Dataverse installations can be deployed using several methods tailored to different environments and scales. The primary approach involves downloading a bundled installer from the official GitHub repository, which includes a Python-based script (install.py) that automates the setup of core components on a single server.[31] This bundle handles configuration of the application server, database initialization, and deployment of the WAR file, making it suitable for straightforward on-premises setups.[32] For containerized deployments, Dataverse supports Docker through official images and Compose files, enabling quick starts for demos, evaluations, or development, with options to scale via Kubernetes for production use.[33] Additionally, Ansible playbooks are available via the project's GitHub repository to automate multi-server installations and configurations, facilitating reproducible deployments across Linux environments.

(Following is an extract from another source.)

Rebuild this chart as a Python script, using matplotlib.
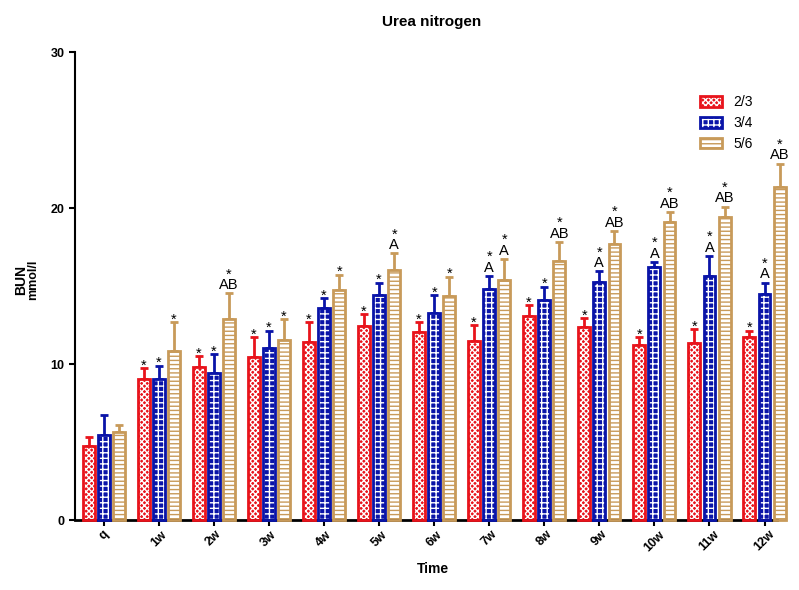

System requirements for deployment emphasize compatibility with Unix-like systems, particularly RHEL derivatives such as Rocky Linux or AlmaLinux, though community support extends to Debian and Ubuntu.[27] Java 17 (OpenJDK or Oracle JDK) is recommended and tested, with the runtime environment requiring at least 4 GB of RAM for basic operations, though higher allocations are advised for production loads involving Solr indexing and Payara application serving.[27] PostgreSQL version 16 is the preferred database backend, supporting versions 10 and above, and must be configured with appropriate access for the installer script.[27] These setups assume a Linux/Unix host, with ports like 8080 for Payara and 5432 for PostgreSQL made available.
Customization allows institutions to adapt Dataverse to specific branding and operational needs without altering core code. Theme branding can be achieved by uploading logos, adjusting colors, and adding taglines through the root dataverse interface, or by placing custom HTML, CSS, and JavaScript files in designated directories such as /var/www/dataverse/branding/ for headers, footers, and stylesheets.[34] Workflow plugins enable tailored ingest processes, such as custom validation or archiving steps, configured via JSON definitions and API endpoints that support internal steps like HTTP requests or BagIt exports, with examples including provenance collection popups.[35] Extension modules, including authentication providers or PID generators, can be added as JAR files or through GitHub contributions to the main repository, allowing community-driven enhancements like OpenID Connect integration.[17]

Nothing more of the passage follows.